In turning the pages of her book, I realized that I was in New York City for many of the same reasons she had in making her year-long journey. I arrived in the city alone and feeling beaten down by life. I had only days there, but in those days I found peace and tranquility in that enormous city. So much so that it seeped into my mind and soul, as though they were dry sponges taking in raindrops.
I had absolutely no reason to be in New York. I had no schedule and no to-do list. Being there for no good reason gave me a bit of time — like Gilbert — to allow my mind to slow down. To think about the bigger picture rather than what was next on the schedule. I would love a year to do it but, like most of us, that just wasn’t possible. I gratefully took what I could get.

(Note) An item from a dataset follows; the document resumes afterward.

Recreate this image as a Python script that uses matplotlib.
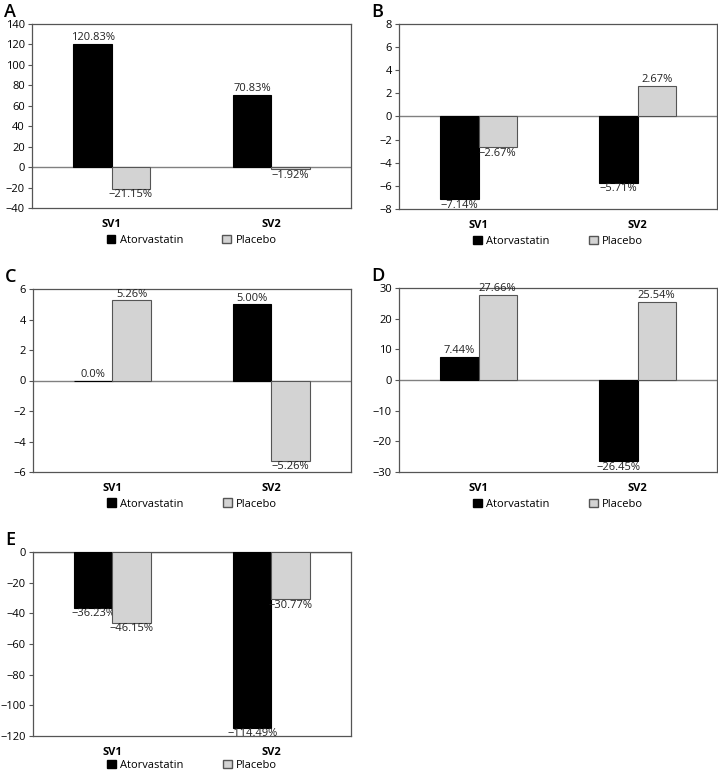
import matplotlib.pyplot as plt
from matplotlib.patches import Patch

plt.rcParams['font.family'] = ['Open Sans', 'DejaVu Sans']

groups = ["SV1", "SV2"]
series = ["Atorvastatin", "Placebo"]

atorva_A = [120.83, 70.83]
placebo_A = [-21.15, -1.92]
atorva_B = [-7.14, -5.71]
placebo_B = [-2.67, 2.67]
atorva_C = [0.0, 5.00]
placebo_C = [5.26, -5.26]
atorva_D = [7.44, -26.45]
placebo_D = [27.66, 25.54]
atorva_E = [-36.23, -114.49]
placebo_E = [-46.15, -30.77]

labels_A = [["120.83%", "70.83%"], ["\u221221.15%", "\u22121.92%"]]
labels_B = [["\u22127.14%", "\u22125.71%"], ["\u22122.67%", "2.67%"]]
labels_C = [["0.0%", "5.00%"], ["5.26%", "\u22125.26%"]]
labels_D = [["7.44%", "\u221226.45%"], ["27.66%", "25.54%"]]
labels_E = [["\u221236.23%", "\u2212114.49%"], ["\u221246.15%", "\u221230.77%"]]

W, H = 718, 770
fig = plt.figure(figsize=(W / 100, H / 100), dpi=100)

colors = ["black", "#d3d3d3"]
edges = ["black", "#555555"]
bw = 0.24


def panel(letter, left, top, right, bottom, a, p, labels, ylim, step, leg_y=-0.12):
    ax = fig.add_axes([left / W, 1 - bottom / H, (right - left) / W, (bottom - top) / H])
    x = [0, 1]
    for k, vals in enumerate([a, p]):
        xs = [xi + (k - 0.5) * bw for xi in x]
        ax.bar(xs, vals, width=bw, color=colors[k], edgecolor=edges[k], linewidth=0.8, zorder=3)
        for xx, v, lab in zip(xs, vals, labels[k]):
            if v >= 0:
                ax.annotate(lab, (xx, v), xytext=(0, 0.5), textcoords="offset points",
                            ha="center", va="bottom", fontsize=8, color="#222222")
            else:
                ax.annotate(lab, (xx, v), xytext=(0, -0.5), textcoords="offset points",
                            ha="center", va="top", fontsize=8, color="#222222")
    ax.axhline(0, color="#808080", linewidth=1, zorder=2)
    ax.set_xlim(-0.5, 1.5)
    ax.set_ylim(*ylim)
    ticks = list(range(ylim[0], ylim[1] + 1, step))
    ax.set_yticks(ticks)
    ax.set_yticklabels([str(t).replace("-", "\u2212") for t in ticks])
    ax.set_xticks(x)
    ax.set_xticklabels(groups, fontweight="bold")
    ax.tick_params(axis="x", length=0, pad=8, labelsize=8)
    ax.tick_params(axis="y", length=3, width=0.8, color="#555555", labelsize=8, pad=2)
    for s in ax.spines.values():
        s.set_color("#555555")
        s.set_linewidth(0.9)
    handles = [Patch(facecolor=colors[i], edgecolor=edges[i], label=series[i]) for i in range(2)]
    ax.legend(handles=handles, loc="upper center", bbox_to_anchor=(0.5, leg_y), ncol=2,
              frameon=False, fontsize=8, handlelength=0.8, handleheight=0.8,
              handletextpad=0.4, columnspacing=3.5, borderaxespad=0)
    fig.text((left - 28) / W, 1 - (top - 12) / H, letter, fontsize=13, fontweight="semibold",
             ha="left", va="center")
    return ax


panel("A", 32, 24, 351, 208, atorva_A, placebo_A, labels_A, (-40, 140), 20)
panel("B", 399, 24, 717, 209, atorva_B, placebo_B, labels_B, (-8, 8), 2)
panel("C", 33, 289, 351, 472, atorva_C, placebo_C, labels_C, (-6, 6), 2)
panel("D", 399, 288, 717, 472, atorva_D, placebo_D, labels_D, (-30, 30), 10)
panel("E", 33, 552, 351, 736, atorva_E, placebo_E, labels_E, (-120, 0), 20, leg_y=-0.105)

fig.savefig("out.png", dpi=100, facecolor="white")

I am convinced men and women feel pain in the same way. Norms and customs frown upon men crying out in pain. Those norms tell us to “be a man” about things, to suck it up and go on. But that doesn’t make pain hurt less. Perhaps it even makes it worse. I could relate to Eat, Pray, Love — even if some of it was incomprehensible to me. The book isn’t “chick lit” (a phrase used to describe literature written for women), it is for everyone who has had their heart broken. Which means, pretty much anyone could relate to it. With seven million copies of the book sold, and now a movie with Julia Roberts, clearly a lot of people already have.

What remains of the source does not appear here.